The model optimises the sum of the learned constraint and an extra constraint representing the obstacle and produces plausible trajectories. The extra constraint is added at test time only.

The video demonstrates the ground-truth and the model rollout without the additional constraints as well as rollouts with different obstacle constraints.

**Top video**: combining the learned constraint with an additional obstacle constraint and length preservation constraint. The model respects both constraints on the obstacle and the length of rope links and produces the plausible dynamics.

**Bottom video**: combining the learned constraint with the obstacle constraint only. The model modifies the lengths of the rope links to pass around the obstacle.

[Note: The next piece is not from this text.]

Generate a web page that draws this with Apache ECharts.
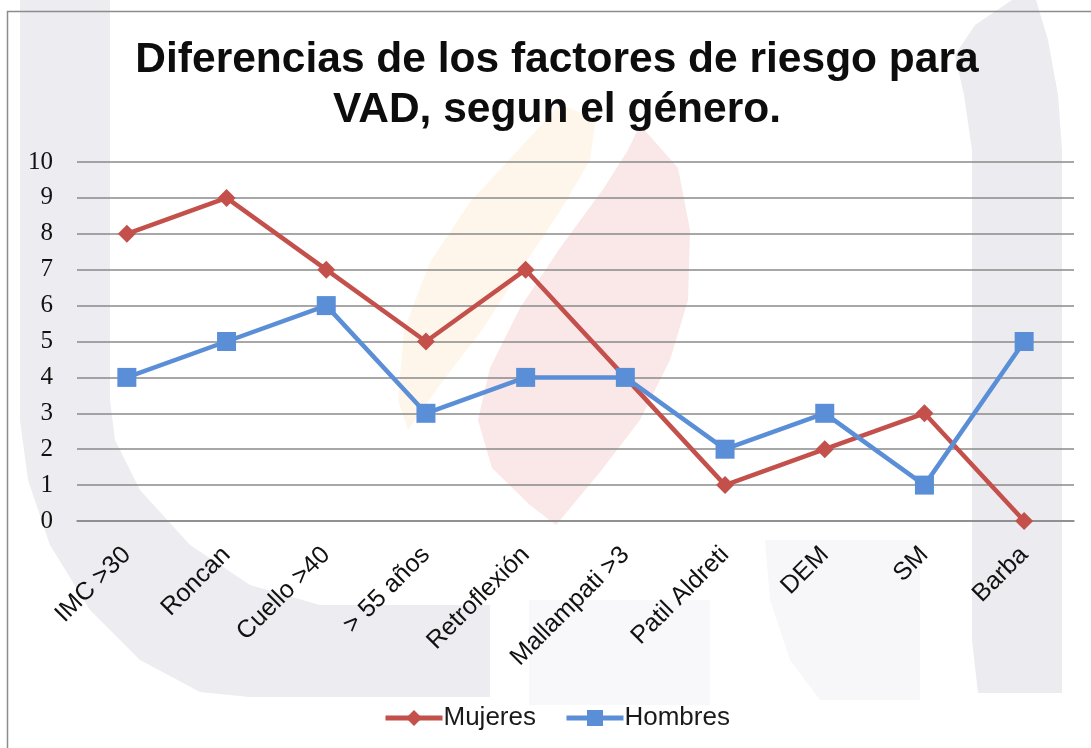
<!DOCTYPE html>
<html>
<head>
<meta charset="utf-8">
<title>Diferencias de los factores de riesgo para VAD, segun el género</title>
<script src="https://cdn.jsdelivr.net/npm/echarts@6/dist/echarts.min.js"></script>
<style>
  html, body { margin: 0; padding: 0; background: #ffffff; }
  #chart { width: 1091px; height: 748px; }
</style>
</head>
<body>
<div id="chart"></div>
<script>
// Risk factors for difficult airway (VAD), counts by gender
const categories = ['IMC >30', 'Roncan', 'Cuello >40', '> 55 años', 'Retroflexión',
                    'Mallampati >3', 'Patil Aldreti', 'DEM', 'SM', 'Barba'];
const mujeres = [8, 9, 7, 5, 7, 4, 1, 2, 3, 0];
const hombres = [4, 5, 6, 3, 4, 4, 2, 3, 1, 5];
const yTicks = { min: 0, max: 10, interval: 1 };

const RED = '#C4504C';
const BLUE = '#5A8FD8';
const GRID = '#8A8A8A';

// Faint background page watermark shapes
const watermark = [
  { points: [[20,0],[20,420],[28,480],[50,545],[90,610],[140,660],[200,692],[250,697],[490,697],[490,605],[320,605],[250,585],[190,545],[140,490],[115,440],[110,400],[110,0]], fill: '#ececf1' },
  { points: [[1012,0],[1036,0],[1048,40],[1058,95],[1062,150],[1062,693],[978,693],[972,640],[972,150],[964,95],[955,55],[975,25]], fill: '#ebebf0' },
  { points: [[765,540],[920,540],[920,700],[820,700],[790,660],[770,600]], fill: '#f7f7f9' },
  { points: [[529,600],[710,600],[710,705],[529,705]], fill: '#f8f8fa' },
  { points: [[560,105],[596,118],[590,160],[562,208],[522,268],[482,330],[442,382],[408,430],[398,400],[404,330],[430,262],[470,202],[520,148]], fill: '#fef6ea' },
  { points: [[640,125],[678,168],[690,230],[688,300],[670,360],[640,420],[600,472],[556,525],[530,505],[492,468],[478,420],[490,368],[520,308],[560,248],[604,188],[628,150]], fill: '#fae7e8' }
];

const chart = echarts.init(document.getElementById('chart'), null, { renderer: 'canvas' });

chart.setOption({
  backgroundColor: '#ffffff',
  animation: false,
  title: {
    text: 'Diferencias de los factores de riesgo para\nVAD, segun el género.',
    left: 552,
    textAlign: 'center',
    top: 30,
    textStyle: {
      fontFamily: 'Liberation Sans, Arial, sans-serif',
      fontWeight: 'bold',
      fontSize: 42.5,
      lineHeight: 50,
      color: '#0d0d0d'
    }
  },
  graphic: {
    elements: watermark.map(w => ({
      type: 'polygon',
      z: -10,
      silent: true,
      shape: { points: w.points },
      style: { fill: w.fill }
    })).concat([{
      type: 'rect',
      z: 10,
      silent: true,
      shape: { x: 7.5, y: 11.5, width: 1200, height: 900 },
      style: { fill: 'none', stroke: '#8c8c8c', lineWidth: 1.5 }
    }])
  },
  legend: {
    bottom: 12,
    left: 378,
    itemWidth: 57,
    itemHeight: 20,
    itemGap: 28,
    lineStyle: { width: 5 },
    textStyle: {
      fontFamily: 'Liberation Sans, Arial, sans-serif',
      fontSize: 26,
      color: '#1a1a1a',
      padding: [0, 0, 0, -4]
    },
    data: ['Mujeres', 'Hombres']
  },
  grid: {
    left: 77,
    right: 17,
    top: 162,
    bottom: 227,
    containLabel: false
  },
  xAxis: {
    type: 'category',
    data: categories,
    boundaryGap: true,
    axisTick: { show: false },
    axisLine: { show: true, lineStyle: { color: GRID, width: 1.5 } },
    axisLabel: {
      rotate: 45,
      margin: 30,
      interval: 0,
      fontFamily: 'Liberation Sans, Arial, sans-serif',
      fontSize: 25,
      color: '#111111'
    }
  },
  yAxis: {
    type: 'value',
    min: yTicks.min,
    max: yTicks.max,
    interval: yTicks.interval,
    axisLine: { show: false },
    axisTick: { show: false },
    splitLine: { show: true, lineStyle: { color: GRID, width: 1.5 } },
    axisLabel: {
      margin: 24,
      fontFamily: 'Liberation Serif, DejaVu Serif, serif',
      fontSize: 25,
      color: '#111111'
    }
  },
  series: [
    {
      name: 'Mujeres',
      type: 'line',
      data: mujeres,
      symbol: 'diamond',
      symbolSize: 18,
      lineStyle: { color: RED, width: 4.5 },
      itemStyle: { color: RED },
      z: 3
    },
    {
      name: 'Hombres',
      type: 'line',
      data: hombres,
      symbol: 'rect',
      symbolSize: 19,
      lineStyle: { color: BLUE, width: 4.5 },
      itemStyle: { color: BLUE },
      z: 4
    }
  ]
});
</script>
</body>
</html>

# Producing more accurate simulations at test time using more solver iterations

**Zero-shot generalization to a larger rope **

The C-GNS-GD model trained on ropes with 5-10 nodes can generalize to a longer rope of 20 nodes.

**More solver iterations at test time**

We take the C-GNS-GD model trained on 5 constraint solver iterations and vary the number of solver iterations at test time. The simulation is closer to ground-truth with more solver iterations.

We used a single C-GNS-GD model trained on ropes with 5-10 nodes with 5 constraint solver iterations for all the visualisations in this section

**Top video**: rollouts on the ropes with 5-10 nodes that the model was trained on.

**Bottom video**: rollouts on the ropes of 20 nodes (>2x longer than during the training)

Grey: ground-truth

Red: model predictions with different number of iterations of the constraint solver at test time.